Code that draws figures
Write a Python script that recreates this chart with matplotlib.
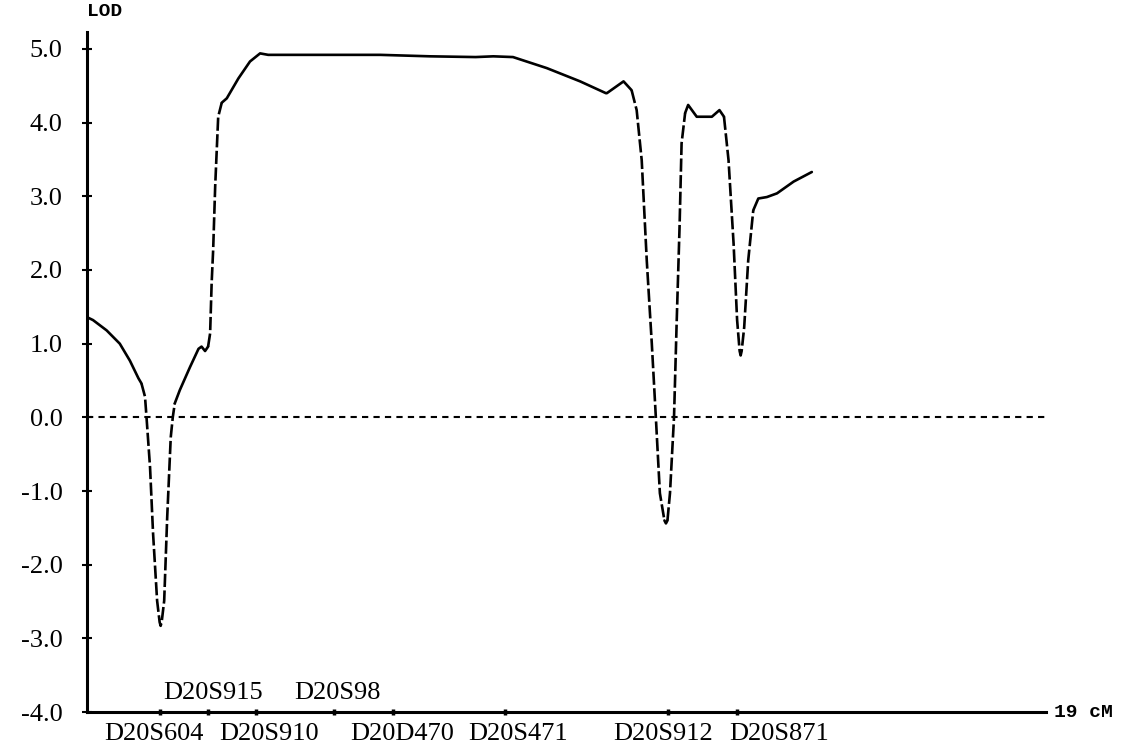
import numpy as np
import matplotlib.pyplot as plt

# posizione (cM) e valori LOD
pos_cm = [0.00, 0.12, 0.39, 0.65, 0.85, 1.02, 1.08, 1.15, 1.18, 1.25, 1.31, 1.39,
          1.44, 1.46, 1.48, 1.53, 1.59, 1.66, 1.70, 1.74, 1.84, 2.04, 2.21, 2.27,
          2.34, 2.40, 2.44, 2.47, 2.50, 2.54, 2.56, 2.60, 2.67, 2.77, 3.00, 3.23,
          3.43, 3.59, 5.81, 6.80, 7.70, 8.05, 8.44, 9.11, 9.77, 10.28, 10.30, 10.63,
          10.79, 10.89, 10.99, 11.09, 11.19, 11.27, 11.35, 11.44, 11.47, 11.50, 11.55,
          11.63, 11.68, 11.74, 11.78, 11.85, 11.91, 12.08, 12.38, 12.53, 12.62, 12.71,
          12.81, 12.88, 12.93, 12.95, 12.97, 13.02, 13.10, 13.20, 13.30, 13.47, 13.67,
          14.00, 14.36]
lod = [1.36, 1.32, 1.18, 1.00, 0.77, 0.53, 0.46, 0.28, 0.00, -0.68, -1.58, -2.49,
       -2.78, -2.83, -2.78, -2.49, -1.35, -0.27, 0.00, 0.19, 0.37, 0.68, 0.93, 0.96,
       0.90, 0.96, 1.14, 1.82, 2.27, 3.13, 3.45, 4.08, 4.27, 4.33, 4.60, 4.83,
       4.94, 4.92, 4.92, 4.90, 4.89, 4.90, 4.89, 4.74, 4.56, 4.40, 4.40, 4.56,
       4.44, 4.17, 3.49, 2.13, 1.00, 0.00, -1.03, -1.40, -1.44, -1.40, -1.03,
       0.00, 1.23, 2.59, 3.72, 4.13, 4.24, 4.08, 4.08, 4.17, 4.08, 3.49,
       2.36, 1.32, 0.90, 0.84, 0.90, 1.22, 2.13, 2.81, 2.97, 2.99, 3.04,
       3.20, 3.33]

# marcatori sull'asse x
marker_names = ['D20S604', 'D20S915', 'D20S910', 'D20S98', 'D20D470', 'D20S471', 'D20S912', 'D20S871']
marker_cm = [1.45, 2.40, 3.35, 4.89, 6.06, 8.28, 11.51, 12.88]
label_cm = [1.33, 2.50, 3.61, 4.96, 6.24, 8.54, 11.41, 13.71]
label_above = [False, True, False, True, False, False, False, False]

y_ticks = [-4.0, -3.0, -2.0, -1.0, 0.0, 1.0, 2.0, 3.0, 4.0, 5.0]

fig = plt.figure(figsize=(11.22, 7.48), dpi=100)
ax = fig.add_axes([0.0775, 0.0481, 0.8548, 0.9091])

# curva: tratti ripidi tratteggiati, tratti piatti continui
x = np.array(pos_cm)
y = np.array(lod)
steep = np.abs(np.diff(y) / np.diff(x)) > 2.0
start = 0
for i in range(1, len(steep) + 1):
    if i == len(steep) or steep[i] != steep[start]:
        ls = (0, (5, 1.3)) if steep[start] else '-'
        ax.plot(x[start:i + 1], y[start:i + 1], color='black', lw=1.9, ls=ls,
                solid_capstyle='round', solid_joinstyle='round', dash_capstyle='butt')
        start = i

# linea dello zero
ax.axhline(0, color='black', lw=1.5, ls=(0, (3, 2.5)), xmax=1.002, clip_on=False)

ax.set_xlim(0, 19)
ax.set_ylim(-4, 5.23)
for s in ['top', 'right']:
    ax.spines[s].set_visible(False)
ax.spines['left'].set_linewidth(2.2)
ax.spines['bottom'].set_linewidth(2.2)

ax.set_yticks(y_ticks)
ax.set_yticklabels(['%.1f' % v for v in y_ticks], family='Liberation Serif', fontsize=19)
ax.tick_params(axis='y', direction='inout', length=7, width=1.5, pad=14)

ax.set_xticks(marker_cm)
ax.set_xticklabels([])
ax.tick_params(axis='x', direction='inout', length=4, width=2.5)

for name, lx, up in zip(marker_names, label_cm, label_above):
    if up:
        ax.annotate(name, xy=(lx, 0), xycoords=('data', 'axes fraction'),
                    xytext=(0, 6), textcoords='offset points',
                    ha='center', va='bottom', family='Liberation Serif', fontsize=19)
    else:
        ax.annotate(name, xy=(lx, 0), xycoords=('data', 'axes fraction'),
                    xytext=(0, -8), textcoords='offset points',
                    ha='center', va='top', family='Liberation Serif', fontsize=19)

ax.annotate('LOD', xy=(0, 1), xycoords='axes fraction', xytext=(13, 15),
            textcoords='offset points', ha='center', va='center',
            family='Liberation Mono', fontweight='bold', fontsize=14)
ax.annotate('19 cM', xy=(1, 0), xycoords='axes fraction', xytext=(6, 0),
            textcoords='offset points', ha='left', va='center',
            family='Liberation Mono', fontweight='bold', fontsize=14)

fig.savefig('out.png', dpi=100)
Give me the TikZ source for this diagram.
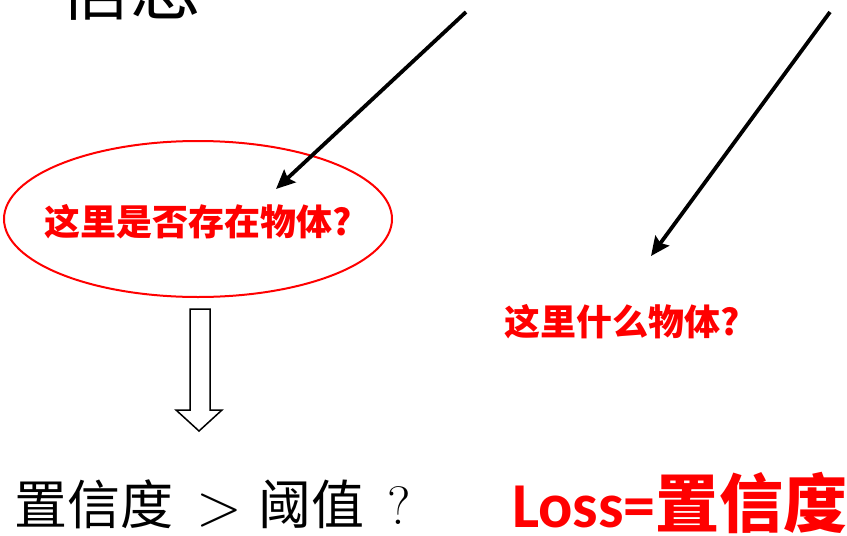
\documentclass[tikz,border=0pt]{standalone}
\usepackage{fontspec}
\usetikzlibrary{arrows.meta,shapes.geometric}
\newfontfamily\cjk{Noto Sans CJK SC}
\newfontfamily\carl{Carlito}
\definecolor{myred}{RGB}{255,0,0}
\tikzset{
  blackarrow/.style={line width=3.8pt,-{Stealth[length=19pt,width=17pt,inset=3pt]}},
  redlabel/.style={text=myred,font=\cjk\bfseries\fontsize{36}{40}\selectfont,inner sep=0pt},
  biglabel/.style={inner sep=0pt,anchor=base west},
}
\begin{document}
\begin{tikzpicture}[x=1pt,y=-1pt]
\useasboundingbox (0,0) rectangle (847,536);
\clip (0,0) rectangle (847,536);
% top-left cut-off title
\node[biglabel,font=\cjk\fontsize{71}{76}\selectfont] (info) at (59,14) {信息};
% ellipse with question
\node[draw=myred,line width=2pt,ellipse,minimum width=388pt,minimum height=156pt,inner sep=0pt] (ell) at (198,219) {};
\node[redlabel] (q1) at (198,222) {这里是否存在物体?};
% right question
\node[redlabel] (q2) at (622,322) {这里什么物体?};
% black arrows
\coordinate (a1s) at (466,12);
\coordinate (a1e) at (276,189);
\coordinate (a2s) at (830,12);
\coordinate (a2e) at (651,256);
\draw[blackarrow] (a1s) -- (a1e);
\draw[blackarrow] (a2s) -- (a2e);
% hollow down arrow
\draw[line width=1.5pt,line join=miter] (190,309) -- (210,309) -- (210,410) -- (222,410) -- (199,431) -- (176,410) -- (190,410) -- cycle;
% bottom texts
\node[biglabel,font=\cjk\fontsize{53}{58}\selectfont] (thr) at (14,524) {置信度};
\node[inner sep=0pt,anchor=base,font=\fontsize{60}{64}\selectfont] (gt) at (219.5,525) {>};
\node[biglabel,font=\cjk\fontsize{53}{58}\selectfont] (val) at (258,524) {阈值};
\node[inner sep=0pt,anchor=base,font=\fontsize{54}{58}\selectfont] (qm) at (399,524) {?};
\node[biglabel,text=myred] (loss) at (512,527) {\carl\bfseries\fontsize{64}{68}\selectfont Loss=\cjk\bfseries\fontsize{64}{68}\selectfont 置信度};
\end{tikzpicture}
\end{document}
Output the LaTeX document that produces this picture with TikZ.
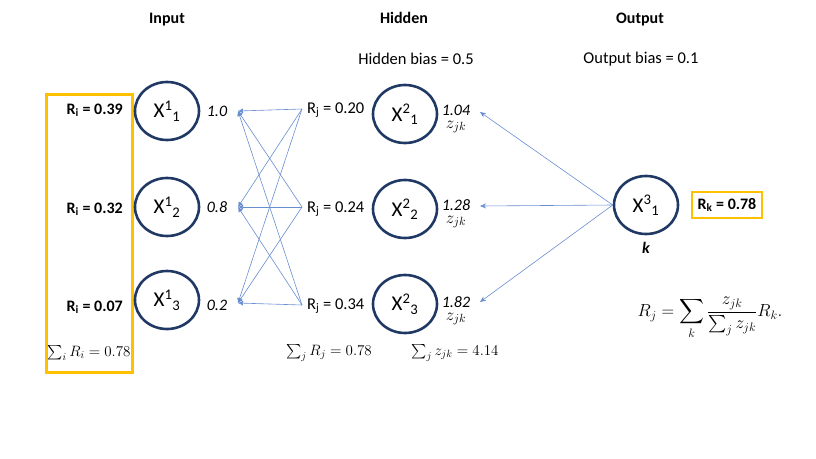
\RequirePackage{fix-cm}
\documentclass[tikz,border=0pt]{standalone}
\usepackage{amsmath}
\usepackage{fontspec}
\setmainfont{Carlito}
\usetikzlibrary{shapes.geometric,arrows.meta}
\definecolor{navy}{HTML}{203864}
\definecolor{gold}{HTML}{FFC000}
\definecolor{edgeblue}{HTML}{4472C4}

\begin{document}
\begin{tikzpicture}[x=1pt,y=-1pt,
  neuron/.style={ellipse,draw=navy,line width=2.6pt,minimum width=64pt,
    minimum height=58pt,inner sep=0pt,font=\fontsize{21}{25}\selectfont},
  heading/.style={font=\fontsize{16}{19}\selectfont\bfseries,anchor=base,inner sep=0pt},
  lbl/.style={font=\fontsize{16.5}{19}\selectfont,inner sep=0pt},
  boldlbl/.style={font=\fontsize{16}{19}\selectfont\bfseries,inner sep=0pt},
  vallbl/.style={font=\fontsize{16}{19}\selectfont\itshape,inner sep=0pt},
  mathlbl/.style={font=\fontsize{15}{18}\selectfont,inner sep=0pt},
  goldbox/.style={draw=gold,line width=3pt},
  wire/.style={draw=edgeblue!80,line width=0.6pt},
  backtip/.style={wire,-{Latex[length=5pt,width=5pt]}},
  outtip/.style={wire,-{Stealth[length=6pt,width=5pt]}}
]
\useasboundingbox (0,0) rectangle (816,458);

% layer headings
\node[heading] (hin)  at (167,23) {Input};
\node[heading] (hhid) at (404,23) {Hidden};
\node[heading] (hout) at (640,23) {Output};
\node[lbl] (hbias) at (416,59) {Hidden bias = 0.5};
\node[lbl] (obias) at (641,59) {Output bias = 0.1};

% input relevance box
\draw[goldbox] (46,94) rectangle (132,372);
\node[boldlbl,anchor=east] (ri1) at (123,110) {R\textsubscript{i} = 0.39};
\node[boldlbl,anchor=east] (ri2) at (123,209) {R\textsubscript{i} = 0.32};
\node[boldlbl,anchor=east] (ri3) at (123,307) {R\textsubscript{i} = 0.07};
\node[mathlbl] (sumi) at (89,353) {$\sum_i R_i = 0.78$};

% input neurons
\node[neuron] (x1) at (167,111) {X\textsuperscript{1}\textsubscript{1}};
\node[neuron] (x2) at (167,207) {X\textsuperscript{1}\textsubscript{2}};
\node[neuron] (x3) at (167,300) {X\textsuperscript{1}\textsubscript{3}};
\node[vallbl] (v1) at (217,111) {1.0};
\node[vallbl] (v2) at (217,207) {0.8};
\node[vallbl] (v3) at (217,305) {0.2};

% ends of the relevance wires
\coordinate (a1) at (238,111);
\coordinate (a2) at (238,207);
\coordinate (a3) at (238,303);
\coordinate (b1) at (302,109);
\coordinate (b2) at (302,207);
\coordinate (b3) at (302,305);
\foreach \s in {1,2,3}{
  \foreach \t in {1,2,3}{
    \draw[backtip] (b\s) -- (a\t);
  }
}

% hidden layer
\node[lbl,anchor=west] (rj1) at (307,110) {R\textsubscript{j} = 0.20};
\node[lbl,anchor=west] (rj2) at (307,209) {R\textsubscript{j} = 0.24};
\node[lbl,anchor=west] (rj3) at (307,306) {R\textsubscript{j} = 0.34};
\node[neuron] (h1) at (405,114) {X\textsuperscript{2}\textsubscript{1}};
\node[neuron] (h2) at (405,209) {X\textsuperscript{2}\textsubscript{2}};
\node[neuron] (h3) at (405,304) {X\textsuperscript{2}\textsubscript{3}};
\node[vallbl] (z1) at (456,110) {1.04};
\node[vallbl] (z2) at (456,205) {1.28};
\node[vallbl] (z3) at (456,302) {1.82};
\node[mathlbl,font=\fontsize{17}{20}\selectfont] (zl1) at (456,127) {$z_{jk}$};
\node[mathlbl,font=\fontsize{17}{20}\selectfont] (zl2) at (456,222) {$z_{jk}$};
\node[mathlbl,font=\fontsize{17}{20}\selectfont] (zl3) at (456,319) {$z_{jk}$};
\node[mathlbl] (sumj) at (329,353) {$\sum_j R_j = 0.78$};
\node[mathlbl] (sumz) at (455,353) {$\sum_j z_{jk} = 4.14$};

% output neuron
\node[neuron] (o1) at (646,205) {X\textsuperscript{3}\textsubscript{1}};
\node[font=\fontsize{16}{19}\selectfont\bfseries\itshape] (klbl) at (646,248) {k};
\node[boldlbl,draw=gold,line width=2.5pt,minimum width=70pt,minimum height=26pt] (rk) at (727,205) {R\textsubscript{k} = 0.78};

\coordinate (t1) at (480,112);
\coordinate (t2) at (480,206);
\coordinate (t3) at (480,302);
\foreach \t in {1,2,3}{
  \draw[outtip] (o1.west) -- (t\t);
}

% relevance rule
\node[font=\fontsize{17.5}{21}\selectfont] (rule) at (710,318)
  {$\displaystyle R_j = \sum_k \frac{z_{jk}}{\sum_j z_{jk}} R_k.$};
\end{tikzpicture}
\end{document}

**Written request**
Begin at the first line of the data above and repeat each line exactly, stopping after the line containing "import matplotlib.pyplot as plt". Omit the pictures.

**Expected output**
Write a Python script that recreates this chart with matplotlib.
import numpy as np
import matplotlib.pyplot as plt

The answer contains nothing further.